Double precision Accuracy with sqrt, log math functions Results on CPU & GPU are not exactly sam


The results generated by the original C program run on CPU & CUDA version of the program run on Tesla C 2050 GPU are slightly different.

GPU                      CPU

        1.942624997515            1.942624907643

        18.335377012932           18.335376984510

The output is printed using %15.12f format specifier(all are double datatype, e-7 & e-10 double range values). The program makes use of math functions sqrt, pow, log, fabs, acos etc. Initially I

 had used "sqrtf" function, but there was lot difference between the outputs of CPU & GPU. So reverted back to "sqrt".

Can some one tell me what could be the reason for inaccuracy of these results?

Thanks in advance

If sqrt and sqrtf doesn’t make any difference for you, tehn you’re probably computing in single precision. For compute capabilities < 1.3, doubles are silently downcast to float by the compiler.
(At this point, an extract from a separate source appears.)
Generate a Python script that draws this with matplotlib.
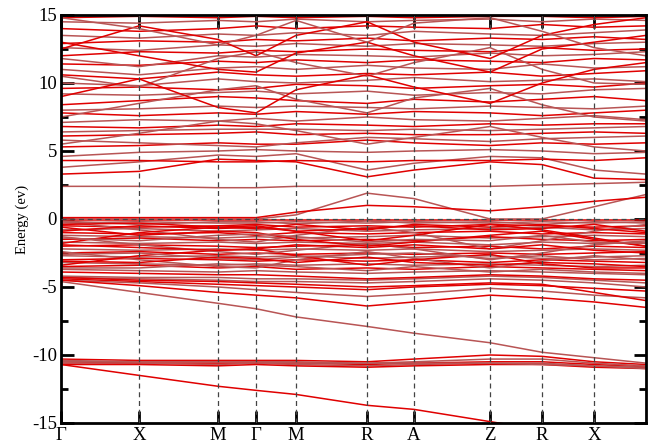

Since you target a C2050, have you tried compiling your code with “-arch=sm_20”?

Thanks for quick response.

The “sqrt” and “sqrtf” (i.e. any other math function with “f”) does a lot difference. When “sqrtf” was used there was huge difference. That’s why reverted back to “sqrt”
And, I’m using “-arch=sm_20” during compilation, as my device & global functions involve malloc.

Oops, sorry, I miss-read your post.
What might happen is that either your CPU or your GPU (or both) codes doesn’t comply to the IEEE standard for floating point precision.
Have you tried to enforce this compliance with the corresponding compiler options. AFAIK, by default, nvcc is rather IEEE compliant, whereas CPU compilers are less, especially when you compile with a -O3 type option. On x86 especially, internal registers are (if I’m not mistaken) storing and computing in 80 bit arithmetic rather than 64 bit. Depending on your compiler of choice, you can enforce the strict IEEE compliance to check whether your results are actually different between CPU and GPU codes.

Another possibility is that this is accumulated error as a result of many operations. The CUDA implementations of the double precision transcendental functions are only guaranteed to match the correctly rounded result up to 1 or 2 units in the last place. Your CPU compiler might guarantee more or less precision than this for transcendentals. These differences can then magnify in subsequent code, depending on the math operations you apply.

Edit: Accuracy of double precision functions in CUDA is documented in Appendix C.1.2 in the CUDA Programming Guide.

Thanks for the detailed description.

Recompiled the code on CPU using the options taken out from gcc -v --help.


But none of these made any changes to the results

You cannot expect to achieve bit-for-bit agreement whatever the compiler options are (and btw., on x86 the compiler most likely uses the intrinsic functions so compiler options won’t influence the results at all).

What Every Computer Scientist Should Know About Floating-Point Arithmetic (reprint).

Check out the following NVIDIA whitepaper that explains many of the reasons for numerical results deviating between host and device computation:

One of the reasons pointed out in the whitepaper is the merging of multiplies and adds into FMAD or FMA instructions in device code. Since CUDA 4.1 this merging can be controlled with compilation unit granluarity by the -fmad={true|false} flag of nvcc. By specifying -fmad=false you may achieve results that match the CPU results more closely, at some (potentially significant) loss of performance.

Thanks njuffa. I’ll try to install 4.1 and check for more accurate results. At present, the toolkit version is 4.0

To avoid misunderstandings: The lack of bit-by-bit agreement of GPU results with results from the host does not indicate a lack of accuracy on the part of the GPU computation. In fact the use of FMA (fused multiply-add) on the GPU frequently results in improved accuracy. One way to tell which results are more accurate is to compare to a higher-precision reference implementation, a technique I use frequently in my own work.

I highly recommend reading the whitepaper I pointed to, it discusses this and other issues in a lot more detail than I can provide here.